From the happy flavor vat the chicken mixture is transferred along another moving chute that pumps it into another tub; here the artificial sausage skins are fitted by machine over a hundred teats at a time. Spooge goes the mixture into the skins, pinch goes the machine that does the pinching and into a large skip fall the hot dogs, spooge goes the mixture into the skins, pinch goes the machine that does the pinching and into a large skip fall the hot dogs…spooge goes the mixture…ok you get the idea, dropped from here into baskets in vats of salted water, reheated and reused again for hundreds of thousands of hottie doggies. Instantly cooled with liquid nitrogen, they are packed eight to a package and sealed with an item that resembles a giant Panini maker. Steam and seal, that’s a wrap! Well almost; here a human actually picks up the packages two in each hand and stuffs them into boxes which are sealed, picked up by a fork lift loaded onto refrigerated trucks and sent zooming all over the country. Soon they will arrive at your local grocery store, where they will sit in the rear warehouse area for several months before being placed on the shelves of the convenient refrigerated section. Now they can be picked up by you the consumer to cook and eat! What a long journey this little mechanically separated chicken has had.

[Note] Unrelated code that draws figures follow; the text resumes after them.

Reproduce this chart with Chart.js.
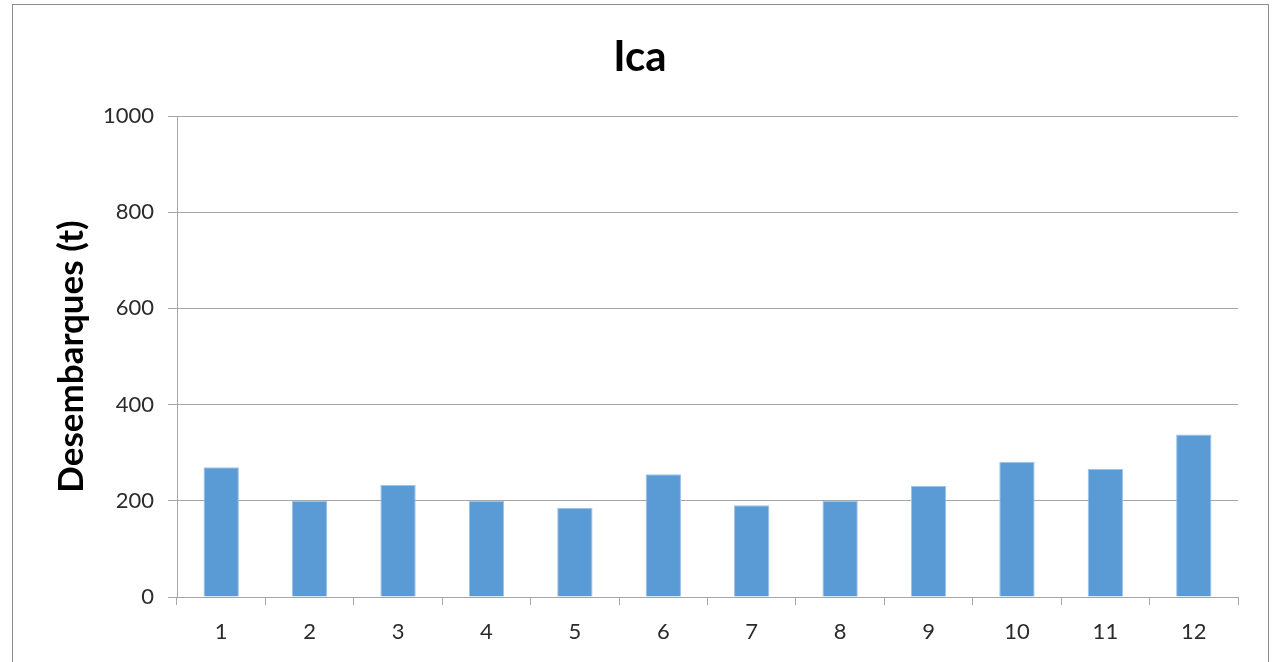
<!DOCTYPE html>
<html>
<head>
<meta charset="utf-8">
<script src="https://cdn.jsdelivr.net/npm/chart.js@4"></script>
<style>
    html, body { margin: 0; padding: 0; background: #ffffff; }
    #wrap { width: 1283px; height: 662px; }
</style>
</head>
<body>
<div id="wrap"><canvas id="chart"></canvas></div>
<script>
// months and landings (t)
const months = ['1', '2', '3', '4', '5', '6', '7', '8', '9', '10', '11', '12']
const landings = [270, 200, 233, 200, 185, 255, 191, 200, 231, 281, 266, 338]
const chart_title = 'Ica'
const y_title = 'Desembarques (t)'

const font_family = 'Lato, "Open Sans", sans-serif'

// outer frame and big title, drawn on top of the canvas
const frame_plugin = {
    id: 'frame',
    afterDraw(chart) {
        let ctx = chart.ctx
        ctx.save()
        ctx.strokeStyle = '#8c8c8c'
        ctx.lineWidth = 1
        ctx.strokeRect(12.5, 4.5, 1256, 700)
        ctx.fillStyle = '#000000'
        ctx.font = 'bold 42px ' + font_family
        ctx.textAlign = 'center'
        ctx.textBaseline = 'middle'
        ctx.fillText(chart_title, 640, 57)
        ctx.restore()
    }
}

new Chart(document.getElementById('chart'), {
    type: 'bar',
    data: {
        labels: months,
        datasets: [{
            data: landings,
            backgroundColor: '#5b9bd5',
            borderColor: '#9fc3e6',
            borderWidth: 1,
            barPercentage: 0.4,
            categoryPercentage: 1.0
        }]
    },
    options: {
        responsive: true,
        maintainAspectRatio: false,
        animation: false,
        layout: { padding: { top: 116, right: 45, bottom: 0, left: 0 } },
        plugins: {
            legend: { display: false },
            tooltip: { enabled: false },
            title: { display: false }
        },
        scales: {
            x: {
                offset: true,
                grid: {
                    offset: true,
                    drawOnChartArea: false,
                    color: '#a6a6a6',
                    tickLength: 8
                },
                border: { color: '#a6a6a6' },
                ticks: {
                    color: '#2b2b2b',
                    font: { family: font_family, size: 22 },
                    padding: 14,
                    maxRotation: 0
                },
                afterFit(scale) { scale.height = 65 }
            },
            y: {
                min: 0,
                max: 1000,
                ticks: {
                    stepSize: 200,
                    color: '#2b2b2b',
                    font: { family: font_family, size: 22 },
                    padding: 14,
                    callback: (value) => String(value)
                },
                grid: { color: '#a6a6a6', tickLength: 9 },
                border: { color: '#a6a6a6' },
                title: {
                    display: true,
                    text: y_title,
                    color: '#000000',
                    font: { family: font_family, size: 35, weight: 'bold' },
                    padding: { top: 51, bottom: 0 }
                },
                afterFit(scale) { scale.width = 177 }
            }
        }
    },
    plugins: [frame_plugin]
})
</script>
</body>
</html>
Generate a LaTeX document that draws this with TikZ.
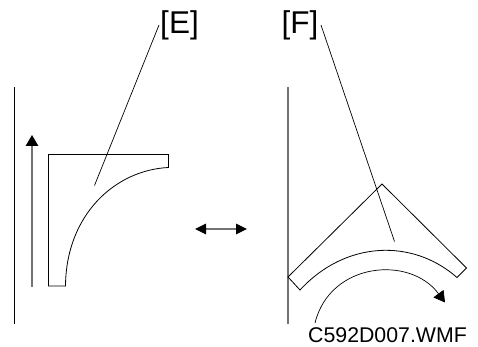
\documentclass[tikz,border=0pt]{standalone}
\usepackage{fontspec}
\setmainfont{Liberation Sans}
\usetikzlibrary{arrows.meta}
\tikzset{
  outline/.style={draw=black,line width=0.8pt,line join=miter},
  leader/.style={draw=black,line width=0.7pt},
  grayline/.style={draw=black!55,line width=1.1pt},
  bigtip/.style={-{Triangle[length=11pt,width=12.5pt,fill=black,color=black]}},
  bothtip/.style={{Triangle[length=11pt,width=10.5pt,fill=black,color=black]}-{Triangle[length=11pt,width=10.5pt,fill=black,color=black]}},
  bigtext/.style={inner sep=0pt,font=\fontsize{31.5}{32}\selectfont},
  smalltext/.style={inner sep=0pt,font=\fontsize{21.3}{22}\selectfont}
}
\begin{document}
\begin{tikzpicture}[x=1pt,y=-1pt]
\useasboundingbox (0,0) rectangle (478,347);
\node[bigtext] (E) at (179.5,25) {[E]};
\node[bigtext] (F) at (300,25) {[F]};
\node[smalltext] (code) at (387.5,335) {C592D007.WMF};
% left
\coordinate (wallLa) at (14.5,87);
\coordinate (wallLb) at (14.5,323.5);
\draw[outline] (wallLa) -- (wallLb);
\coordinate (upA) at (32,286.5);
\coordinate (upB) at (32,135);
\draw[grayline,bigtip] (upA) -- (upB);
\draw[outline] (48.5,154.5) -- (168.5,154.5) -- (168.5,167.5)
  .. controls (115,170) and (66,215) .. (65.5,286) -- (48.5,286) -- cycle;
\coordinate (Eend) at (94.5,185.5);
\coordinate (Estart) at (159,25);
\draw[leader] (Estart) -- (Eend);
% centre
\coordinate (midL) at (195,229);
\coordinate (midR) at (247,229);
\draw[grayline,bothtip] (midL) -- (midR);
% right
\coordinate (wallRa) at (288,87);
\coordinate (wallRb) at (288,323.5);
\draw[grayline] (wallRa) -- (wallRb);
\draw[outline] (288,277) -- (382,184) -- (466.5,268) -- (457,277.5)
  .. controls (412,238) and (345,241) .. (300,290) -- cycle;
\coordinate (Fstart) at (321,25);
\coordinate (Fend) at (394.5,241.5);
\draw[leader] (Fstart) -- (Fend);
\coordinate (swA) at (315,323);
\coordinate (swB) at (445,302.5);
\draw[leader,bigtip] (swA) .. controls (330,262) and (410,255) .. (swB);
\end{tikzpicture}
\end{document}
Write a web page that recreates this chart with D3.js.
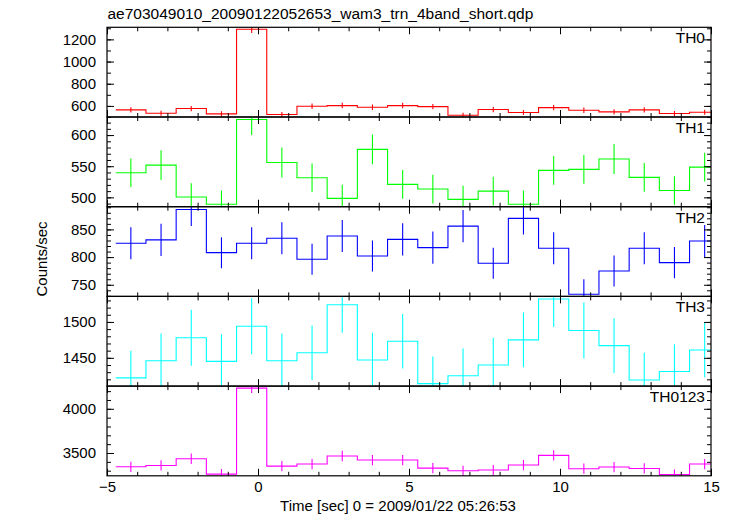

Bismarck was right, laws are like sausages, or sausages are like laws no one wants to know how they are made.

Well if you haven’t completely lost your appetite here is a recipe for Coney Island Sauce.

Ingredients:

1 Pound of Ground Beef
1 Onion Chopped fine
2 Cloves of garlic
1 Small can of tomato sauce
1 Cup of water
1 Tablespoon of chili powder
1 Bay leaf
1-2 Teaspoons of Worcestershire sauce
1 Teaspoon of paprika
1-2 Teaspoons of cumin
½ Teaspoon of celery seed
Salt and Pepper and a dash or two of hot sauce to taste
Chopped onion and cheese, hot dogs and buns…

Method:

Brown the beef, garlic and the onions crumbling the beef with a spatula as you go. When nicely browned add the tomato sauce and scrape any bits that have adhered to the bottom of the pan. Cook over medium high heat till tomato sauce thickens and starts to brown, add the water and the seasonings. Reduce temperature and, cook uncovered for 45 minutes to an hour. Remove form heat and let cool slightly. Place half of the mixture in a blender and blend until smooth, return to heat with un-blended mixture and reheat. Serve on top of open faced hamburgers or hot dogs in buns, top with grated cheese and onions if desired.